My previous boat started life as an "assemble it yourself" kit. The first owner/ builder was very skillful in his work, but when I had to remove items bolted through the deck, by reason of other work, I found that he had sealed them with a very strong adhesive sealer which actually took lumps of gelcoat with it, when removed.
That is one good reason not to use CT1 on anything that you might ever want to remove again
 
I was talking with a friend today about recaulking our teak deck.
He has been rebuilding a sailing lifeboat for quite a number of years and for small areas similar to yours he has used a mixture of epoxy filled with carbon. It looks just like caulking but is great for durability and seal.
I will be following his advice on my own boat.
Be careful about using epoxy for 3 reasons. First it does not like UV, even with the black filler added, can soften in high temperatures and perhaps most importantly it cures rigid so will not flex as the teak expands and contracts. It is really only suitable for thin veneer type applications (2mm or so) and straight seams rather than swept. Caulking like TDS works because it is flexible and adheres well to the sides of the seams, but even then if the planks are thick it is best to use a breaker tape to prevent it from sticking to the bottom so it just flexes in one direction.

I have used epoxy, but under the correct conditions - 2.3mm thick straight strips, and in a cockpit that was under cover all the time the boat was not being used. Excellent result still going strong after 30 odd years. However when I did the deck and coachroof with 4mm in straight strips I used conventional flexible caulking.
 
I was talking with a friend today about recaulking our teak deck.
He has been rebuilding a sailing lifeboat for quite a number of years and for small areas similar to yours he has used a mixture of epoxy filled with carbon. It looks just like caulking but is great for durability and seal.
I will be following his advice on my own boat.
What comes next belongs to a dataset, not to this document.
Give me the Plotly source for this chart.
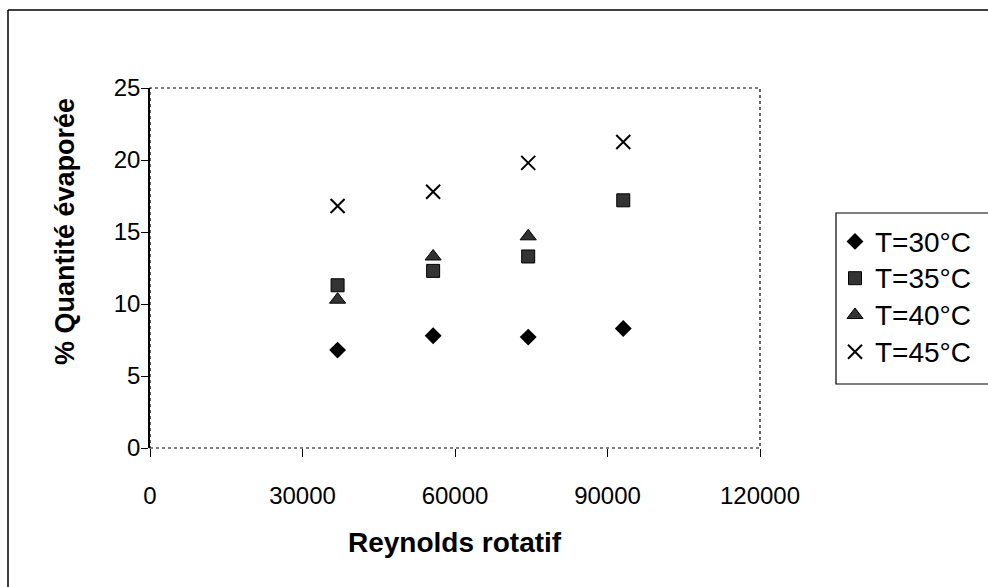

It depends how the wood is laid and how thick. If you use thin layers of teak epoxied to a ply substrate then epoxy and carbon works well. If you are using thicker teak laid more conventionally with an adhesive then epoxy between the teak as caulking will cause cracks in the teak as there is nowhere for expansion and contraction.
If you epoxy your teak down and allow expansion gaps between planks periodically then conventional caulking is doing little other than flexing and providing grip. Teak can be slippy without the grippy caulking in between.